» **The request**
Below is a listing; write it out exactly and drop any images from it.
====== Data block
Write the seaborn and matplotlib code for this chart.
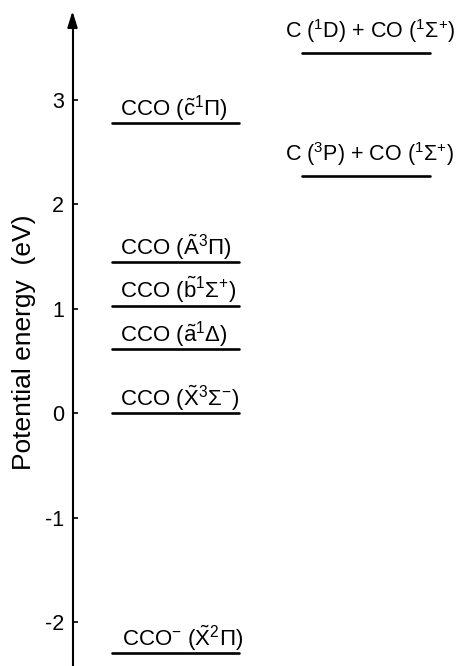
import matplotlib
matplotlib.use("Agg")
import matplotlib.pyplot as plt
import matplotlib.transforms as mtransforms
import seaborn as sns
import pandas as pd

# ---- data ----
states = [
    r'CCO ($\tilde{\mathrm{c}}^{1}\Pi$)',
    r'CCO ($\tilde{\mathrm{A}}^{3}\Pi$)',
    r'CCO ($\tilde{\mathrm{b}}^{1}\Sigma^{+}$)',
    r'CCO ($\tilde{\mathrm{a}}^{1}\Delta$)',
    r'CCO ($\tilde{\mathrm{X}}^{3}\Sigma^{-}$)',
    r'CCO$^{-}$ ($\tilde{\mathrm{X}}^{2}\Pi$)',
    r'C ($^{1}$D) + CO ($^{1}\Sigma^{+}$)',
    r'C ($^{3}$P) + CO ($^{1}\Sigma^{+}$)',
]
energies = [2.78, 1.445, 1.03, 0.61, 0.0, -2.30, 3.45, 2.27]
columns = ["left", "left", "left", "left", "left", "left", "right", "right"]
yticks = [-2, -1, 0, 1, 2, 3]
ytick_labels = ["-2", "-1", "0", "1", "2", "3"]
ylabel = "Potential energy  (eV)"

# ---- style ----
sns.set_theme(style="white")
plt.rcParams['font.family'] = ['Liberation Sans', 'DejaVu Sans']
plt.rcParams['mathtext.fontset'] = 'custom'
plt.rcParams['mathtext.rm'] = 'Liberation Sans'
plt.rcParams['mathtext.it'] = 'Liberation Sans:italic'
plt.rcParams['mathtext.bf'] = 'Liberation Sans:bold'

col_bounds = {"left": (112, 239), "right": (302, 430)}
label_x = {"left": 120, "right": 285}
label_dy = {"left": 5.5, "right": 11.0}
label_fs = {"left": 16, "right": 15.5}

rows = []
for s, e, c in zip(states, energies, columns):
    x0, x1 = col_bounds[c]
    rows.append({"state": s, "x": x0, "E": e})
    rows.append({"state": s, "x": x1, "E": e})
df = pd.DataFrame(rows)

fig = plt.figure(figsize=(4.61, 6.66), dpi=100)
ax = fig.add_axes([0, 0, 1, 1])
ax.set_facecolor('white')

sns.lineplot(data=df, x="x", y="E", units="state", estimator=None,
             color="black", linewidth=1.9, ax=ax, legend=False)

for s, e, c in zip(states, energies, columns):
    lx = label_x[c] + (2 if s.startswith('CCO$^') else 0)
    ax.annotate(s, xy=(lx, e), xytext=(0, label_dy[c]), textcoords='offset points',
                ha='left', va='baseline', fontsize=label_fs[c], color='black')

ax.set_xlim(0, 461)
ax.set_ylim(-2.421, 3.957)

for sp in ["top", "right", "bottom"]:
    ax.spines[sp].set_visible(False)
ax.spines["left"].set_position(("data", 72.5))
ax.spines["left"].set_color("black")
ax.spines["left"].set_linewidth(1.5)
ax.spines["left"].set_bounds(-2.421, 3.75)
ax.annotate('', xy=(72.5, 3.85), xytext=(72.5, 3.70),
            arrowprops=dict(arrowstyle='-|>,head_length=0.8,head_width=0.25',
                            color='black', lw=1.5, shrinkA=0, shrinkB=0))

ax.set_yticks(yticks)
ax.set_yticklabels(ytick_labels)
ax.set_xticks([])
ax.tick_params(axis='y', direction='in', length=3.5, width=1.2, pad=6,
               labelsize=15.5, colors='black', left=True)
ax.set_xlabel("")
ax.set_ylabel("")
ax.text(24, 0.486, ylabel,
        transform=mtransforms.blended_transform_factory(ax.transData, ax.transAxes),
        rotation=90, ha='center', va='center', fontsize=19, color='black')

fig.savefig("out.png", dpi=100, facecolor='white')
============
» **Finished answer**
Write the seaborn and matplotlib code for this chart.
import matplotlib
matplotlib.use("Agg")
import matplotlib.pyplot as plt
import matplotlib.transforms as mtransforms
import seaborn as sns
import pandas as pd

# ---- data ----
states = [
    r'CCO ($\tilde{\mathrm{c}}^{1}\Pi$)',
    r'CCO ($\tilde{\mathrm{A}}^{3}\Pi$)',
    r'CCO ($\tilde{\mathrm{b}}^{1}\Sigma^{+}$)',
    r'CCO ($\tilde{\mathrm{a}}^{1}\Delta$)',
    r'CCO ($\tilde{\mathrm{X}}^{3}\Sigma^{-}$)',
    r'CCO$^{-}$ ($\tilde{\mathrm{X}}^{2}\Pi$)',
    r'C ($^{1}$D) + CO ($^{1}\Sigma^{+}$)',
    r'C ($^{3}$P) + CO ($^{1}\Sigma^{+}$)',
]
energies = [2.78, 1.445, 1.03, 0.61, 0.0, -2.30, 3.45, 2.27]
columns = ["left", "left", "left", "left", "left", "left", "right", "right"]
yticks = [-2, -1, 0, 1, 2, 3]
ytick_labels = ["-2", "-1", "0", "1", "2", "3"]
ylabel = "Potential energy  (eV)"

# ---- style ----
sns.set_theme(style="white")
plt.rcParams['font.family'] = ['Liberation Sans', 'DejaVu Sans']
plt.rcParams['mathtext.fontset'] = 'custom'
plt.rcParams['mathtext.rm'] = 'Liberation Sans'
plt.rcParams['mathtext.it'] = 'Liberation Sans:italic'
plt.rcParams['mathtext.bf'] = 'Liberation Sans:bold'

col_bounds = {"left": (112, 239), "right": (302, 430)}
label_x = {"left": 120, "right": 285}
label_dy = {"left": 5.5, "right": 11.0}
label_fs = {"left": 16, "right": 15.5}

rows = []
for s, e, c in zip(states, energies, columns):
    x0, x1 = col_bounds[c]
    rows.append({"state": s, "x": x0, "E": e})
    rows.append({"state": s, "x": x1, "E": e})
df = pd.DataFrame(rows)

fig = plt.figure(figsize=(4.61, 6.66), dpi=100)
ax = fig.add_axes([0, 0, 1, 1])
ax.set_facecolor('white')

sns.lineplot(data=df, x="x", y="E", units="state", estimator=None,
             color="black", linewidth=1.9, ax=ax, legend=False)

for s, e, c in zip(states, energies, columns):
    lx = label_x[c] + (2 if s.startswith('CCO$^') else 0)
    ax.annotate(s, xy=(lx, e), xytext=(0, label_dy[c]), textcoords='offset points',
                ha='left', va='baseline', fontsize=label_fs[c], color='black')

ax.set_xlim(0, 461)
ax.set_ylim(-2.421, 3.957)

for sp in ["top", "right", "bottom"]:
    ax.spines[sp].set_visible(False)
ax.spines["left"].set_position(("data", 72.5))
ax.spines["left"].set_color("black")
ax.spines["left"].set_linewidth(1.5)
ax.spines["left"].set_bounds(-2.421, 3.75)
ax.annotate('', xy=(72.5, 3.85), xytext=(72.5, 3.70),
            arrowprops=dict(arrowstyle='-|>,head_length=0.8,head_width=0.25',
                            color='black', lw=1.5, shrinkA=0, shrinkB=0))

ax.set_yticks(yticks)
ax.set_yticklabels(ytick_labels)
ax.set_xticks([])
ax.tick_params(axis='y', direction='in', length=3.5, width=1.2, pad=6,
               labelsize=15.5, colors='black', left=True)
ax.set_xlabel("")
ax.set_ylabel("")
ax.text(24, 0.486, ylabel,
        transform=mtransforms.blended_transform_factory(ax.transData, ax.transAxes),
        rotation=90, ha='center', va='center', fontsize=19, color='black')

fig.savefig("out.png", dpi=100, facecolor='white')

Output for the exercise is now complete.